Toro Y Moi – Photo by Suyi Tay
While the Vans House Parties
are only beginning to warm up this summer, headling act Toro Y Moi
, the chillwave project of Chaz Bundick, brought the heat—literally. The overcrowded venue was sparse at times due to people trying to escape the stifling heat in the skate-park-turned-stage. But they kept coming back.
Having released his third album Anything In Return
earlier this year, Toro Y Moi incorporated several tracks off that LP into the set, with a handful of older tracks sprinkled throughout. Beginning with the pop-friendly “Rose Quartz,” Bundick’s energetic, pelvic-thrusting silhouette humorously cut through green lights, while his fingers blazed across the synthesizer. Bundick’s cool lyrics “And if I fall/Into the sea/Don’t let me go/Because I feel weak” exemplify the surreal yet highly emotional ideas that could warp a crowd’s vibe from a light, laid-back atmosphere to a heavier and harder one. Transitioning into the older “Talamak,” Toro Y Moi brought up the energy level, with House Of Vans beginning to resemble a glorified version of a Brooklyn warehouse party. Many crowd members began shaking their bodies to the music, while others bobbed their hands up and down in sync with the beat. All around, the audience manifested a physical representation of their appreciation for Bundick’s auditory craft.

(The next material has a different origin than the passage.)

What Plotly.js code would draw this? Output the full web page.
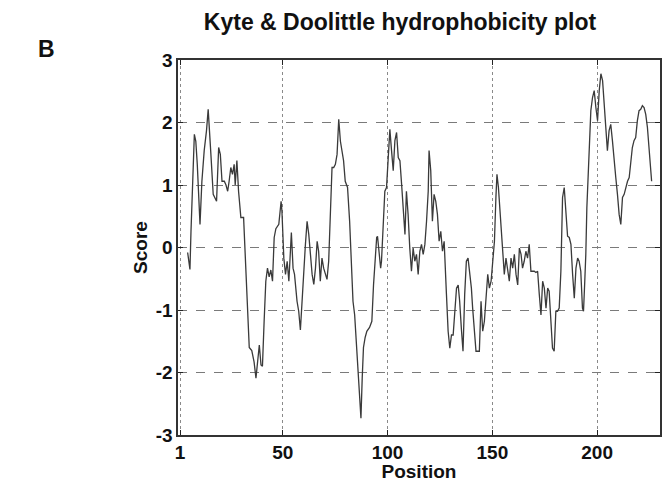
<!DOCTYPE html>
<html>
<head>
<meta charset="utf-8">
<script src="https://cdn.plot.ly/plotly-3.0.1.min.js"></script>
<style>
html,body{margin:0;padding:0;background:#fff;}
#chart{width:663px;height:482px;}
</style>
</head>
<body>
<div id="chart"></div>
<script>
// Position along the sequence
var positions = [
  4.6,5.7,6.2,6.9,7.8,8.5,9.2,10.5,11.4,12.5,13.6,14.4,14.9,15.7,16.8,18.4,19.4,20.2,21.0,22.1,
  22.9,23.7,24.4,25.2,26.0,26.8,27.3,28.1,28.9,30.0,31.3,32.4,33.2,34.0,35.2,36.3,37.2,38.0,38.8,39.6,
  40.3,41.1,41.9,42.7,43.5,44.3,45.1,45.9,46.7,48.1,49.2,49.6,50.5,51.3,52.1,52.9,53.7,54.1,54.9,55.6,
  56.8,57.6,58.4,59.2,60.0,60.8,61.6,62.4,63.2,64.0,64.8,65.6,66.4,67.1,67.9,68.7,69.5,70.3,71.1,71.9,
  72.7,73.5,74.3,75.1,75.9,76.7,77.5,78.3,79.0,79.8,80.9,81.9,82.7,83.5,84.3,85.1,85.7,86.7,87.3,87.9,
  88.5,89.3,90.1,91.4,92.5,93.3,94.0,94.8,95.2,95.9,96.7,97.1,97.9,98.7,99.5,100.3,101.1,101.9,102.7,103.5,
  104.3,105.1,105.9,106.7,107.5,108.3,109.0,109.8,110.6,111.4,112.2,113.0,113.8,114.6,115.4,116.2,117.0,117.8,118.6,119.4,
  119.8,120.6,121.4,122.2,123.0,123.8,124.6,125.4,126.2,127.0,128.1,128.9,129.7,130.5,131.3,132.1,132.9,133.7,134.4,135.2,
  136.0,136.8,137.6,138.4,139.2,140.0,140.6,141.4,142.2,143.0,143.8,144.6,145.4,146.2,147.0,147.8,148.6,149.4,150.2,151.0,
  151.7,152.2,152.9,153.3,154.1,154.9,155.7,156.5,157.3,158.1,158.9,159.7,160.5,161.3,162.1,162.9,163.7,164.4,165.2,166.0,
  166.8,167.6,168.4,169.2,170.0,170.8,171.6,172.4,173.2,174.0,174.8,175.6,176.4,177.1,177.9,178.7,179.5,180.3,181.1,181.9,
  182.7,183.5,184.3,185.1,185.9,186.7,187.5,188.3,189.1,189.9,190.7,191.4,192.2,193.0,193.5,194.1,194.6,195.1,195.7,196.4,
  197.0,197.8,198.6,199.4,200.2,201.0,201.8,202.6,203.3,204.1,204.9,205.7,206.5,207.3,208.1,208.9,209.7,210.5,211.3,212.1,
  212.9,213.7,214.5,215.3,216.0,216.8,217.6,218.4,219.2,220.0,220.8,221.6,222.4,223.2,224.0,224.8,225.6,226.0
];
// Kyte & Doolittle score at each position
var scores = [
  -0.08,-0.35,0.26,0.96,1.81,1.70,1.33,0.37,1.06,1.55,1.87,2.21,1.97,1.49,0.85,0.74,1.60,1.49,1.06,1.06,
  1.00,0.90,1.06,1.28,1.17,1.33,1.00,1.39,0.90,0.48,0.48,-0.38,-0.96,-1.60,-1.65,-1.83,-2.09,-1.78,-1.56,-1.88,
  -1.90,-1.18,-0.54,-0.33,-0.47,-0.36,-0.54,0.16,0.30,0.37,0.74,0.58,-0.17,-0.43,-0.22,-0.54,0.00,0.24,-0.33,-0.43,
  -0.86,-1.02,-1.32,-0.80,-0.38,0.05,0.42,0.21,-0.11,-0.43,-0.59,-0.33,0.10,-0.06,-0.54,-0.17,-0.33,-0.43,-0.51,-0.22,
  0.53,1.28,1.28,1.33,1.49,2.05,1.70,1.49,1.39,1.06,0.96,0.42,-0.17,-0.86,-1.08,-1.50,-1.88,-2.25,-2.73,-2.09,
  -1.60,-1.44,-1.34,-1.28,-1.18,-0.60,-0.22,0.16,0.18,-0.11,-0.33,-0.22,0.42,0.90,0.96,1.55,1.89,1.55,1.23,1.71,
  1.84,1.44,1.39,1.01,0.58,0.21,0.90,0.53,-0.01,-0.38,-0.01,-0.22,-0.11,-0.43,-0.06,0.05,-0.11,0.05,0.42,0.90,
  1.55,1.23,0.42,0.85,0.74,0.53,0.10,0.26,-0.06,0.10,-0.75,-1.34,-1.61,-1.40,-1.40,-1.08,-0.65,-0.60,-0.86,-1.29,
  -1.66,-0.75,-0.22,-0.17,-0.38,-0.65,-0.97,-1.40,-1.66,-1.66,-1.66,-0.86,-1.34,-1.18,-0.75,-0.43,-0.65,-0.54,-0.22,0.10,
  0.80,1.17,0.96,0.74,0.37,-0.06,-0.43,-0.17,-0.38,-0.54,-0.17,-0.33,-0.11,-0.43,-0.60,-0.01,-0.11,-0.33,-0.22,-0.06,
  -0.17,0.05,-0.38,-0.38,-0.38,-0.40,-0.38,-0.75,-1.08,-0.54,-0.65,-0.97,-0.65,-0.70,-1.08,-1.61,-1.66,-1.02,-1.02,-0.97,
  -0.38,0.80,0.96,0.53,0.18,0.16,0.05,-0.43,-0.81,-0.33,-0.17,-0.22,-0.38,-0.97,-1.02,-0.54,-0.11,0.64,1.06,1.55,
  2.19,2.40,2.51,2.24,2.03,2.51,2.78,2.67,2.30,1.92,1.55,1.87,1.97,1.71,1.33,1.12,0.85,0.53,0.37,0.80,
  0.85,0.96,1.06,1.12,1.33,1.60,1.71,1.76,2.03,2.19,2.21,2.27,2.24,2.13,1.92,1.55,1.12,1.06
];
var xTickVals = [1, 50, 100, 150, 200];
var xTickText = ["1", "50", "100", "150", "200"];
var yTickVals = [-3, -2, -1, 0, 1, 2, 3];
var yTickText = ["-3", "-2", "-1", "0", "1", "2", "3"];

var fontFam = "Liberation Sans, Arial, Helvetica, sans-serif";
function bold(arr) { return arr.map(function (s) { return "<b>" + s + "</b>"; }); }

var trace = {
  x: positions,
  y: scores,
  type: "scatter",
  mode: "lines",
  line: {color: "#3a3a3a", width: 1.3},
  hoverinfo: "skip"
};

var layout = {
  width: 663,
  height: 482,
  margin: {l: 178, r: 3, t: 60, b: 47},
  paper_bgcolor: "#ffffff",
  plot_bgcolor: "#ffffff",
  showlegend: false,
  title: {
    text: "<b>Kyte & Doolittle hydrophobicity plot</b>",
    font: {family: fontFam, size: 23, color: "#111"},
    x: 400 / 663, xref: "container", xanchor: "center",
    y: 1 - 22 / 482, yref: "container", yanchor: "middle"
  },
  xaxis: {
    range: [0, 230],
    tickvals: xTickVals,
    ticktext: bold(xTickText),
    tickfont: {family: fontFam, size: 19, color: "#111"},
    ticks: "inside",
    ticklen: 5,
    tickcolor: "#222",
    showline: true,
    linecolor: "#333",
    linewidth: 1.6,
    mirror: "ticks",
    showgrid: true,
    gridcolor: "#8a8a8a",
    griddash: "dot",
    gridwidth: 1,
    zeroline: false,
    title: {text: "<b>Position</b>", font: {family: fontFam, size: 19, color: "#111"}, standoff: 2}
  },
  yaxis: {
    range: [-3, 3],
    tickvals: yTickVals,
    ticktext: bold(yTickText),
    tickfont: {family: fontFam, size: 19, color: "#111"},
    ticks: "inside",
    ticklen: 5,
    tickcolor: "#222",
    showline: true,
    linecolor: "#333",
    linewidth: 1.6,
    mirror: "ticks",
    showgrid: true,
    gridcolor: "#7a7a7a",
    griddash: "dash",
    gridwidth: 1,
    zeroline: false,
    title: {text: "<b>Score</b>", font: {family: fontFam, size: 19, color: "#111"}, standoff: 3}
  },
  annotations: [{
    text: "<b>B</b>",
    xref: "paper", yref: "paper",
    x: -0.272, y: 1.03,
    xanchor: "center", yanchor: "middle",
    showarrow: false,
    font: {family: fontFam, size: 23, color: "#111"}
  }]
};

Plotly.newPlot("chart", [trace], layout, {displayModeBar: false, staticPlot: true});
</script>
</body>
</html>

Bundick demonstrated the force behind his music through the instrumental intricacies stretching through the set, with tracks such as “Never With You” and “Still Sound.” Amidst the chaotic sounds of the synth clashing against the dissonance of the electric guitar and drum beats, the lights added another level of disarray to the atmosphere. Seizure-inducing spectrums of blue and red bewildered the crowd. As the lights shifted to a club-esque purple glow, Bundick took on a slower, more sensual persona that complemented his funky piano and synth riffs. Audience members grabbed themselves a partner and moved slowly to the bluesy sound of “High Living.”
After breezing through a good twelve crowd-pleasers, Bundick finally received a somewhat negative response when announcing the final song of the night. Midway through Toro Y Moi’s closer, “Say That,” several cheers and whistles encouraged Bundick to play harder and faster. The closing lyrics “We’re alright/we can’t go back” perfectly summed up the feeling of the crowd: Despite a final misstep, Toro Y Moi played a show that everyone was glad to have seen. With this knowledge in mind, crowd members left the venue in blissful peace after Bundick said in his cool, schoolboy-ish manner, “Thanks y’all, take it easy.”